1.        In Breavington v. Godleman[2], which was a case in which a passenger injured in a car accident in the Northern Territory sued the drivers of the two cars involved in the accident in the State of Victoria, a majority of the High Court held that the law of the Northern Territory, as the lex loci delicti, was to be applied by the Supreme Court of Victoria in determining the plaintiff's entitlement to damages.

[2](1988) 169 C.L.R. 41

The principle has been well established in this country since at least that time.
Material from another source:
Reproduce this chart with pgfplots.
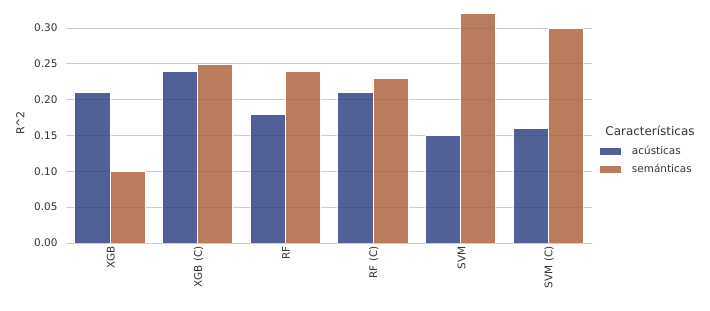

2.        In this very proceeding I delivered reasons for judgment on 21 January 1999 in relation to an application by the Nominal Defendant for an order that the plaintiff's writ against it be set aside alternatively that the proceeding against it be stayed, on the ground that the plaintiff's cause of action was not justiciable in this State.

In refusing the application I said at page 3 of my reasons:

"My conclusion therefore is that the plaintiff's claim against the New South Wales nominal defendant is justiciable in this State but that in determining her claim this Court will apply the provisions of the New South Wales Motor Accidents Act 1988 and not the provisions of any similar Victorian legislation."

3.        As I have pointed out on two occasions, by action No. 1535 of 1997 the plaintiff instituted proceedings in the District Court of New South Wales against the first and second named defendants seeking to recover damages in respect of the injuries she received in this very same accident.

  1. The plaintiff's legal advisers must have been aware of the fact that the plaintiff would be required to comply with the provisions of the New South Wales legislation in respect of her claim against the Nominal Defendant in that litigation.

  1. Finally, if what counsel for the plaintiff says is the plaintiff's explanation, in my opinion it is neither a full or satisfactory explanation.

  1. I order that the plaintiff's summons filed in the Court on 27 August 2001 be dismissed.

  1. I order that the plaintiff pay the first defendant's costs of the said summons.

  1. I order that the plaintiff pay the second defendant's costs of the proceeding including the costs of its summons filed in the Court on 28 March 2001 but excluding the costs of its summons filed in the Court on 22 August 2001.